Many are hoping for and expecting a female winner. Among the candidates there is one in particular that many are talking about: the Danish poet Inger Christensen.
Elfriede Jelinek won.
I just spent 20 minutes googling for a poem by Jelinek, but I can’t find anything, so here’s something by Raymond Queneau instead.
Quand les poètes s’ennuient alors il leur ar-
Rive de prendre une plume et d’écrire un po-
Ème on comprend dans ces conditions que ça bar-
Be un peu quelque fois la poésie la po-
Ésie
I don’t think I could narrow it down to one - though if I absolutely had to or be shot at dawn, I would go for 116, the same that John Isbell did. Let me not to the marriage of true minds. But really there’s a whole largish crowd. A run of them in the 60s and 70s-
Like as the waves make toward the pebbled shore
and
When I have seen by Time’s fell hand defaced
and
Since brass, nor stone, nor earth, nor boundless sea
and
No longer mourn for me when I am dead
and
That time of year thou mayst in me behold
—
And then
They that have power to hurt and will do none
and
Alas, ‘tis true, I have gone here and there
and
O for my sake do you with Fortune chide
and (going in the other direction)
Not marble nor the gilded monuments of princes
and
When in disgrace with Fortune and men’s eyes
—
Maybe that’s the one I would choose to avert dawn fusillade. It’s between 116 and 29. A draw.

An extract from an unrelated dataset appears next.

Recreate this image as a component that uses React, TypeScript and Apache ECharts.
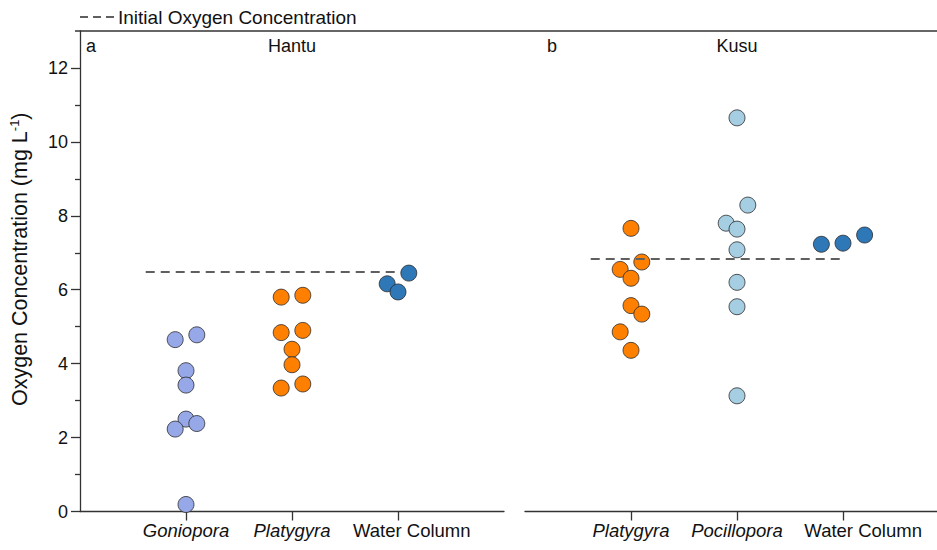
import React, { useEffect, useRef } from "react";
import * as echarts from "echarts";

// ---- Data ----
const hantuCategories = ["Goniopora", "Platygyra", "Water Column"];
const kusuCategories = ["Platygyra", "Pocillopora", "Water Column"];
const italicCategories = ["Goniopora", "Platygyra", "Pocillopora"];

const yTickValues = [0, 2, 4, 6, 8, 10, 12];
const yMinorTickValues = [1, 3, 5, 7, 9, 11];

const hantuGoniopora = [4.65, 4.78, 3.81, 3.42, 2.5, 2.23, 2.38, 0.19];
const hantuGonioporaJitter = [-1, 1, 0, 0, 0, -1, 1, 0];
const hantuPlatygyra = [5.8, 5.85, 4.84, 4.9, 4.39, 3.97, 3.34, 3.45];
const hantuPlatygyraJitter = [-1, 1, -1, 1, 0, 0, -1, 1];
const hantuWater = [6.16, 5.94, 6.45];
const hantuWaterJitter = [-1, 0, 1];

const kusuPlatygyra = [7.66, 6.75, 6.55, 6.31, 5.57, 5.34, 4.86, 4.36];
const kusuPlatygyraJitter = [0, 1, -1, 0, 0, 1, -1, 0];
const kusuPocillopora = [10.65, 8.29, 7.8, 7.64, 7.08, 6.2, 5.54, 3.13];
const kusuPocilloporaJitter = [0, 1, -1, 0, 0, 0, 0, 0];
const kusuWater = [7.23, 7.26, 7.48];
const kusuWaterJitter = [-2, 0, 2];

const initialHantu = 6.48;
const initialKusu = 6.83;
const initialLineStart = 0.62;
const initialLineEnd = 3.0;
const legendLabel = "Initial Oxygen Concentration";

// ---- Styles ----
const FONT = "'Liberation Sans', Arial, Helvetica, sans-serif";
const JITTER_STEP = 0.102;
const COLORS: Record<string, string> = {
  Goniopora: "#97a8e8",
  Platygyra: "#ff7f00",
  Pocillopora: "#a6cee3",
  "Water Column": "#2f78b7",
};
const AXIS_COLOR = "#333";
const DASH_COLOR = "#5f5f5f";

function points(values: number[], jitter: number[], catIdx: number) {
  return values.map((v, i) => [catIdx + 1 + jitter[i] * JITTER_STEP, v]);
}

function scatter(name: string, data: number[][], gi: number) {
  return {
    type: "scatter",
    name,
    xAxisIndex: gi,
    yAxisIndex: gi === 0 ? 0 : 2,
    data,
    symbol: "circle",
    symbolSize: 16,
    itemStyle: { color: COLORS[name], borderColor: "#2b2b2b", borderWidth: 0.8, opacity: 1 },
    z: 2,
    silent: true,
  };
}

function initLine(value: number, gi: number) {
  return {
    type: "line",
    name: legendLabel,
    xAxisIndex: gi,
    yAxisIndex: gi === 0 ? 0 : 2,
    data: [
      [initialLineStart, value],
      [initialLineEnd, value],
    ],
    symbol: "none",
    lineStyle: { color: DASH_COLOR, width: 2, type: [9, 6] },
    itemStyle: { color: DASH_COLOR },
    z: 5,
    silent: true,
  };
}

// label positions (the last label sits a little right of its tick in the reference)
function xAxis(gi: number, cats: string[], lastLabelShift: number) {
  const labelValues = [1, 2, 3 + lastLabelShift];
  return {
    type: "value",
    gridIndex: gi,
    min: 0,
    max: 4,
    interval: 1,
    splitLine: { show: false },
    axisLine: { show: true, onZero: false, lineStyle: { color: AXIS_COLOR, width: 1.3 } },
    axisTick: { show: true, customValues: [1, 2, 3], length: 9, lineStyle: { color: AXIS_COLOR, width: 1.3 } },
    axisLabel: {
      show: true,
      customValues: labelValues,
      margin: 9,
      hideOverlap: false,
      formatter: (v: number) => {
        const idx = labelValues.findIndex((lv) => Math.abs(lv - v) < 1e-6);
        const c = cats[idx];
        if (!c) return "";
        return italicCategories.includes(c) ? `{i|${c}}` : `{n|${c}}`;
      },
      rich: {
        i: { fontStyle: "italic", fontSize: 18.5, fontFamily: FONT, color: "#111" },
        n: { fontSize: 18.5, fontFamily: FONT, color: "#111" },
      },
    },
  };
}

export default function App() {
  const ref = useRef<HTMLDivElement>(null);

  useEffect(() => {
    if (!ref.current) return;
    const chart = echarts.init(ref.current, undefined, { renderer: "svg" });

    const option = {
      animation: false,
      backgroundColor: "#fff",
      textStyle: { fontFamily: FONT },
      grid: [
        { left: 80, top: 31, width: 424, height: 480.5, outerBoundsMode: "none", containLabel: false },
        { left: 525, top: 31, width: 424, height: 480.5, outerBoundsMode: "none", containLabel: false },
      ],
      xAxis: [xAxis(0, hantuCategories, 0.13), xAxis(1, kusuCategories, 0.19)],
      yAxis: [
        {
          type: "value",
          gridIndex: 0,
          position: "left",
          min: 0,
          max: 13,
          interval: 1,
          splitLine: { show: false },
          axisLine: { show: true, lineStyle: { color: AXIS_COLOR, width: 1.3 } },
          axisTick: { show: true, customValues: yTickValues, length: 9, lineStyle: { color: AXIS_COLOR, width: 1.3 } },
          axisLabel: { show: true, customValues: yTickValues, fontSize: 18, fontFamily: FONT, color: "#111", margin: 12 },
          name: "{a|Oxygen Concentration (mg L}{s|-1}{a|)}",
          nameLocation: "middle",
          nameGap: 47,
          nameRotate: 90,
          nameTextStyle: {
            fontFamily: FONT,
            color: "#111",
            padding: [0, 0, 0, 24],
            rich: {
              a: { fontSize: 21.5, fontFamily: FONT, color: "#111", lineHeight: 26 },
              s: { fontSize: 13, fontFamily: FONT, color: "#111", lineHeight: 26, padding: [0, 0, 12, 0] },
            },
          },
        },
        {
          type: "value",
          gridIndex: 0,
          position: "left",
          min: 0,
          max: 13,
          interval: 1,
          splitLine: { show: false },
          axisLine: { show: false },
          axisTick: { show: true, customValues: yMinorTickValues, length: 5, lineStyle: { color: AXIS_COLOR, width: 1.3 } },
          axisLabel: { show: false },
        },
        {
          type: "value",
          gridIndex: 1,
          min: 0,
          max: 13,
          show: false,
          splitLine: { show: false },
        },
      ],
      series: [
        scatter("Goniopora", points(hantuGoniopora, hantuGonioporaJitter, 0), 0),
        scatter("Platygyra", points(hantuPlatygyra, hantuPlatygyraJitter, 1), 0),
        scatter("Water Column", points(hantuWater, hantuWaterJitter, 2), 0),
        initLine(initialHantu, 0),
        scatter("Platygyra", points(kusuPlatygyra, kusuPlatygyraJitter, 0), 1),
        scatter("Pocillopora", points(kusuPocillopora, kusuPocilloporaJitter, 1), 1),
        scatter("Water Column", points(kusuWater, kusuWaterJitter, 2), 1),
        initLine(initialKusu, 1),
      ],
      graphic: [
        {
          type: "line",
          shape: { x1: 75, y1: 31, x2: 937, y2: 31 },
          style: { stroke: AXIS_COLOR, lineWidth: 1.3 },
          silent: true,
        },
        {
          type: "line",
          shape: { x1: 80, y1: 17, x2: 115, y2: 17 },
          style: { stroke: DASH_COLOR, lineWidth: 2, lineDash: [8, 5] },
          silent: true,
        },
        { type: "text", x: 118, y: 17, style: { text: legendLabel, fontSize: 19, fontFamily: FONT, fill: "#111", textVerticalAlign: "middle" } },
        { type: "text", left: 86, top: 37, style: { text: "a", fontSize: 18, fontFamily: FONT, fill: "#111" } },
        { type: "text", x: 292, y: 46, style: { text: "Hantu", fontSize: 18, fontFamily: FONT, fill: "#111", textAlign: "center", textVerticalAlign: "middle" } },
        { type: "text", left: 547, top: 37, style: { text: "b", fontSize: 18, fontFamily: FONT, fill: "#111" } },
        { type: "text", x: 737, y: 46, style: { text: "Kusu", fontSize: 18, fontFamily: FONT, fill: "#111", textAlign: "center", textVerticalAlign: "middle" } },
      ],
    };

    chart.setOption(option as any);
    return () => chart.dispose();
  }, []);

  return (
    <div
      ref={ref}
      style={{ position: "fixed", left: 0, top: 0, width: 937, height: 550, background: "#fff" }}
    />
  );
}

It turns out that a great many people take exeception to LXII, Sin of self-love. But then, Bertrand Russell reported having received a communication from someone wondering why everyone didn’t believe in solipsism, since it was so obviously true.
Just blogged today’s health news in simple verse.
Incidentally, it’s not easy to find many rhymes for malpractice. Thanks to the Space Cowboy Steve Miller for the help with that one.
I go with “They that have the power to hurt and will do none”, partly because I think that the line “And husband nature’s riches from expense” is one of the best-sounding lines of poetry ever written. (Read it out loud.)